WRITTEN PROBLEM — Retype the data exactly, from its first line to the line containing "import plotly.graph_objects as go", including both, and skip any picture.

AVAILABLE DATA —
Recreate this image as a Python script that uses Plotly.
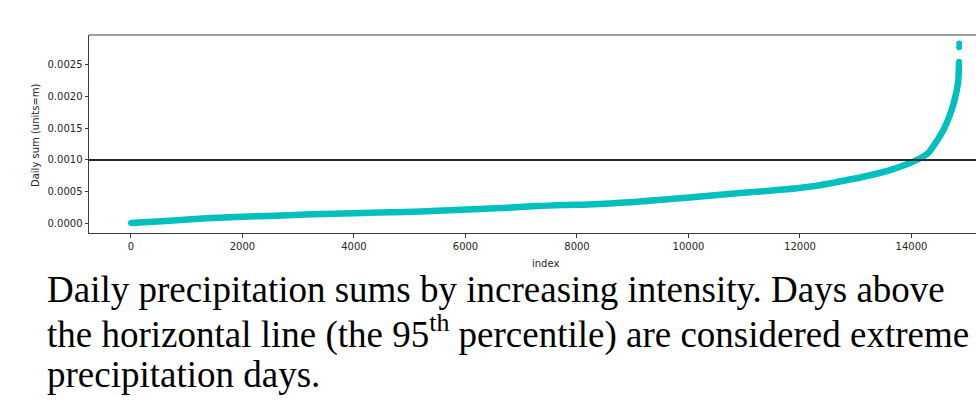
import plotly.graph_objects as go

# Sorted daily precipitation sums (metres) at selected day indices
day_index = [0, 700, 1350, 2000, 2600, 3250, 4000, 4900, 5500, 6150, 6750,
             7200, 7750, 8200, 8950, 9670, 10270, 10870, 11460, 11940, 12300,
             12600, 13200, 13670, 14030, 14300, 14570, 14720, 14800,
             14840, 14850, 14852]
daily_sum = [0.000005, 0.000042, 0.000079, 0.000105, 0.000120, 0.000142,
             0.000160, 0.000178, 0.000199, 0.000221, 0.000246, 0.000268,
             0.000289, 0.000298, 0.000331, 0.000384, 0.000426, 0.000474,
             0.000515, 0.000553, 0.000594, 0.000641, 0.000747, 0.000857,
             0.000973, 0.001110, 0.001470, 0.001790, 0.002050,
             0.002260, 0.002450, 0.002550]

# The wettest days, drawn as separate dots
top_index = [14852, 14854, 14856]
top_sum = [0.002550, 0.002780, 0.002840]

threshold = 0.0010  # 95th percentile

x_ticks = [0, 2000, 4000, 6000, 8000, 10000, 12000, 14000]
y_ticks = [0.0000, 0.0005, 0.0010, 0.0015, 0.0020, 0.0025]

caption_lines = [
    "Daily precipitation sums by increasing intensity. Days above",
    "the horizontal line (the 95<sup>th</sup> percentile) are considered extreme",
    "precipitation days.",
]

teal = "#00bfbf"
axis_col = "#3c3c3c"
tick_font = dict(family="DejaVu Sans", size=10, color="#262626")

fig = go.Figure()

fig.add_trace(go.Scatter(
    x=day_index, y=daily_sum, mode="lines",
    line=dict(color=teal, width=6.5, shape="spline", smoothing=0.6),
    hoverinfo="skip", showlegend=False))
fig.add_trace(go.Scatter(
    x=[day_index[0]] + top_index, y=[daily_sum[0]] + top_sum, mode="markers",
    marker=dict(color=teal, size=6), hoverinfo="skip", showlegend=False))

# Threshold line
fig.add_shape(type="line", xref="paper", x0=0, x1=1, yref="y",
              y0=threshold, y1=threshold, line=dict(color="#2a2a2a", width=2))
# Top frame edge
fig.add_shape(type="line", xref="paper", x0=0, x1=1, yref="paper",
              y0=1, y1=1, line=dict(color=axis_col, width=1))

fig.update_xaxes(
    range=[-753, 15157], tickvals=x_ticks, ticktext=[str(v) for v in x_ticks],
    showline=True, linecolor=axis_col, linewidth=1,
    ticks="outside", ticklen=3.5, tickwidth=1, tickcolor=axis_col,
    showgrid=False, zeroline=False, tickfont=tick_font)
fig.update_yaxes(
    range=[-0.000153, 0.002973], tickvals=y_ticks,
    ticktext=[f"{v:.4f}" for v in y_ticks],
    showline=True, linecolor=axis_col, linewidth=1,
    ticks="outside", ticklen=3.5, tickwidth=1, tickcolor=axis_col,
    showgrid=False, zeroline=False, tickfont=tick_font)

annotations = [
    dict(text="index", xref="paper", yref="paper", x=(545 - 89) / 887,
         y=-30 / 198, xanchor="center", yanchor="middle", showarrow=False,
         font=tick_font),
    dict(text="Daily sum (units=m)", xref="paper", yref="paper",
         x=-(89 - 35) / 887, y=(233 - 135) / 198, textangle=-90,
         xanchor="center", yanchor="middle", showarrow=False, font=tick_font),
]
caption_font = dict(family="Liberation Serif", size=37, color="#000000")
for i, line in enumerate(caption_lines):
    center_y = 289 + i * 42.5
    annotations.append(dict(
        text=line, xref="paper", yref="paper",
        x=(45 - 89) / 887, y=(233 - center_y) / 198,
        xanchor="left", yanchor="middle", showarrow=False, font=caption_font))

fig.update_layout(
    width=976, height=402,
    margin=dict(l=89, r=0, t=35, b=169, pad=0),
    paper_bgcolor="white", plot_bgcolor="white",
    annotations=annotations, showlegend=False)

fig.write_html("out.html", config={"displayModeBar": False})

CORRECT ANSWER —
Recreate this image as a Python script that uses Plotly.
import plotly.graph_objects as go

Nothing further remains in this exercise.